Interview with John Connolly – exhibition starts on May 4th

Read our revealing interview with prolific artist John Connolly. John is having a solo exhibition with us from 4th -19th May. Join us for wine and snacks at his preview on Friday May 4th from 5:00-8:00pm:

  1. Why did you decide to become an artist? 

 I have always painted since I was a child but wanted to be an actor more than anything else.  I got a place in drama school but was persuaded by parents to do a ‘proper job’ so I ended up at teacher training college and then working as a teacher. I taught Art and Drama for many years but then set up a Compact Theatre, a professional theatre company, and acted as Harry Connolly for about 15 years. During this time I also painted, for my own pleasure mainly, but in 2003 I started exhibiting professionally, in Cornwall at first and then throughout the country. I did much less theatre work and taught Art during the day and painted after work until late at night. In 2010 I became a full-time artist.  Since the death of my father, in 1991, my outlook on life changed.  I became ‘driven’ and felt a real need to create something and to leave something more than memories when I pass away.  So I wrote plays and painted. I paint almost every day now and still feel absolutely driven to produce art. I may even do more writing. Who knows.    

  1. What inspires you?

I am mainly inspired by the beauty of the landscape. In particular the play of light on water, and the ever-changing colours in the landscape. I am particularly drawn towards the sea and dense woodland areas like The New Forest. I love returning to the same place to capture it in a variety of weather conditions, time of day and seasons. 

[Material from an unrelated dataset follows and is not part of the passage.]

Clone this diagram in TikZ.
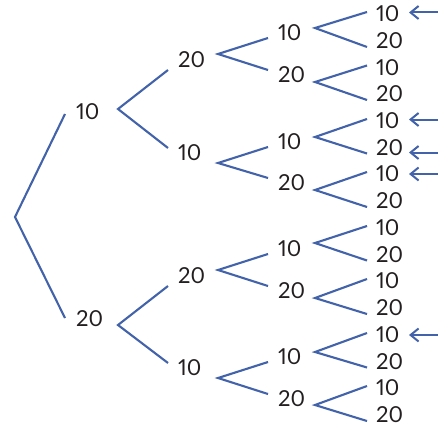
\documentclass[tikz,border=0pt]{standalone}
\usepackage{fontspec}
\setmainfont{Lato}[Numbers=Proportional]
\usepackage{xcolor}
\usepackage{tikz}
\usetikzlibrary{calc,arrows.meta}
\definecolor{treeblue}{RGB}{66,98,170}
\definecolor{labelgray}{RGB}{35,31,32}
\tikzset{
  branch/.style={treeblue,line width=2.1pt},
  lbl/.style={anchor=west,inner sep=0pt,text=labelgray,font=\fontsize{22}{26}\selectfont},
  pointer/.style={treeblue,line width=2pt,-{Straight Barb[length=8pt,width=13pt]}}
}

\begin{document}
\begin{tikzpicture}[x=1pt,y=-1pt]
\useasboundingbox (0,0) rectangle (438,428);
  % first draw
  \node[lbl] (a) at (76,112) {10};
  \node[lbl] (b) at (76,319) {20};
  \coordinate (v0) at (15,217);
  \draw[branch] ($(a.west)+(-11,2)$) -- (v0) -- ($(b.west)+(-11,-1)$);
  % second draw
  \node[lbl] (c1) at (178,60) {20};
  \node[lbl] (c2) at (178,153) {10};
  \node[lbl] (c3) at (178,276) {20};
  \node[lbl] (c4) at (178,368) {10};
  \coordinate (v1) at (118,109);
  \coordinate (v2) at (118,325);
  \draw[branch] ($(c1.west)+(-10,10)$) -- (v1) -- ($(c2.west)+(-10,-5)$);
  \draw[branch] ($(c3.west)+(-10,10)$) -- (v2) -- ($(c4.west)+(-10,-5)$);
  % third draw
  \node[lbl] (d1) at (278,33) {10};
  \node[lbl] (d2) at (278,75) {20};
  \node[lbl] (d3) at (278,142) {10};
  \node[lbl] (d4) at (278,183) {20};
  \node[lbl] (d5) at (278,249) {10};
  \node[lbl] (d6) at (278,291) {20};
  \node[lbl] (d7) at (278,357) {10};
  \node[lbl] (d8) at (278,399) {20};
  \coordinate (w1) at (218,54);
  \coordinate (w2) at (218,163);
  \coordinate (w3) at (218,270);
  \coordinate (w4) at (218,378);
  \draw[branch] ($(d1.west)+(-10,5)$) -- (w1) -- ($(d2.west)+(-10,-5)$);
  \draw[branch] ($(d3.west)+(-10,5)$) -- (w2) -- ($(d4.west)+(-10,-5)$);
  \draw[branch] ($(d5.west)+(-10,5)$) -- (w3) -- ($(d6.west)+(-10,-5)$);
  \draw[branch] ($(d7.west)+(-10,5)$) -- (w4) -- ($(d8.west)+(-10,-5)$);
  % fourth draw
  \node[lbl] (e1) at (376,14) {10};
  \node[lbl] (e2) at (376,41) {20};
  \node[lbl] (e3) at (376,67.5) {10};
  \node[lbl] (e4) at (376,94) {20};
  \node[lbl] (e5) at (376,121) {10};
  \node[lbl] (e6) at (376,147.5) {20};
  \node[lbl] (e7) at (376,174) {10};
  \node[lbl] (e8) at (376,201) {20};
  \node[lbl] (e9) at (376,228) {10};
  \node[lbl] (e10) at (376,254.5) {20};
  \node[lbl] (e11) at (376,281) {10};
  \node[lbl] (e12) at (376,308) {20};
  \node[lbl] (e13) at (376,335) {10};
  \node[lbl] (e14) at (376,361.5) {20};
  \node[lbl] (e15) at (376,388) {10};
  \node[lbl] (e16) at (376,415) {20};
  \coordinate (u1) at (315,28);
  \coordinate (u2) at (315,82);
  \coordinate (u3) at (315,137);
  \coordinate (u4) at (315,190);
  \coordinate (u5) at (315,243);
  \coordinate (u6) at (315,298);
  \coordinate (u7) at (315,352);
  \coordinate (u8) at (315,405);
  \draw[branch] ($(e1.west)+(-9,-2)$) -- (u1) -- ($(e2.west)+(-9,6)$);
  \draw[branch] ($(e3.west)+(-9,-2)$) -- (u2) -- ($(e4.west)+(-9,6)$);
  \draw[branch] ($(e5.west)+(-9,-2)$) -- (u3) -- ($(e6.west)+(-9,6)$);
  \draw[branch] ($(e7.west)+(-9,-2)$) -- (u4) -- ($(e8.west)+(-9,6)$);
  \draw[branch] ($(e9.west)+(-9,-2)$) -- (u5) -- ($(e10.west)+(-9,6)$);
  \draw[branch] ($(e11.west)+(-9,-2)$) -- (u6) -- ($(e12.west)+(-9,6)$);
  \draw[branch] ($(e13.west)+(-9,-2)$) -- (u7) -- ($(e14.west)+(-9,6)$);
  \draw[branch] ($(e15.west)+(-9,-2)$) -- (u8) -- ($(e16.west)+(-9,6)$);
  % arrows
  \coordinate (rim) at (438,0);
  \coordinate (aim) at (409,0);
  \draw[pointer] ([yshift=1.5pt]e1.east -| rim) -- ([yshift=1.5pt]e1.east -| aim);
  \draw[pointer] ([yshift=1.5pt]e5.east -| rim) -- ([yshift=1.5pt]e5.east -| aim);
  \draw[pointer] ([yshift=-5pt]e6.east -| rim) -- ([yshift=-5pt]e6.east -| aim);
  \draw[pointer] (e7.east -| rim) -- (e7.east -| aim);
  \draw[pointer] (e13.east -| rim) -- (e13.east -| aim);
\end{tikzpicture}
\end{document}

  1. What medium of art do you prefer?Why? 

I started working mainly with watercolours in a very traditional way. Then I moved into mixed media almost by accident when a watercolour wasn’t working. I would use inks, pastels and crayons to make marks.  This work was done on paper. When I experimented with canvas and board, it felt logical for me to use another water-based paint so I used acrylics. I have used oils but much prefer acrylics because of the versatility. They can be used like watercolours but also impasto like oils. I also like the quick drying time of acrylics.  

  1. Which artist inspires you the most and how have they influenced your work? 

 I have been inspired by several artists including Monet, David Hockney, Anselm Kiefer, Turner and in particular Cornish artist Kurt Jackson. When I first met and saw Kurt’s work I was so excited to see how he was using watercolour and mixed media in a similar way to how I was using it to ‘correct my traditional watercolours’. I immediately started to loosen up and produce work that I was really pleased with. My style continues to develop now as I strive to become more loose and expressive with paint.

  1. What do you regard as the key benefit of your workshops to participants?

Key benefit that I hope everyone gets from my workshops is that participants learn new techniques and grow in confidence. They benefit from not being afraid to take risks with ideas and materials.

  1. What advice would you give to prospective artists who want to attend your workshops?

Anyone who wishes to attend my workshops must mainly be prepared just to ‘have a go’ and be prepared to take risks. Don’t be afraid to try out new techniques working with materials and don’t be put off by anyone else in the group if you think they are better than you. Everyone learns from each other so be prepared to share YOUR ideas too. Approach the workshop in a positive way.

  1. What do you regard as your major achievement? Please elaborate.

My major achievement was selling my first painting. It gave me so much confidence and pleasure to know that someone appreciated my work enough to part with hard earned money. I also feel really honoured when I am given a commission. Once again, because a client appreciates my work enough to want it on their walls.  In terms of winning competitions or becoming a member of an art group, I don’t enter or apply. I’m not thick skinned enough and don’t like competitiveness in the arts in general. To quote Lowry… “I am not an artist, I am just a man who paints” 

  1. Where do you see yourself going from here – future goals/ new areas to explore/ different direction, etc?

I am constantly striving to improve and to produce a piece of work that I am 100% pleased with. I certainly want to loosen up MUCH more and become far more expressive and less ‘pictorial’. I would like to experiment much more with abstract and semi abstract work using an even wider variety of materials.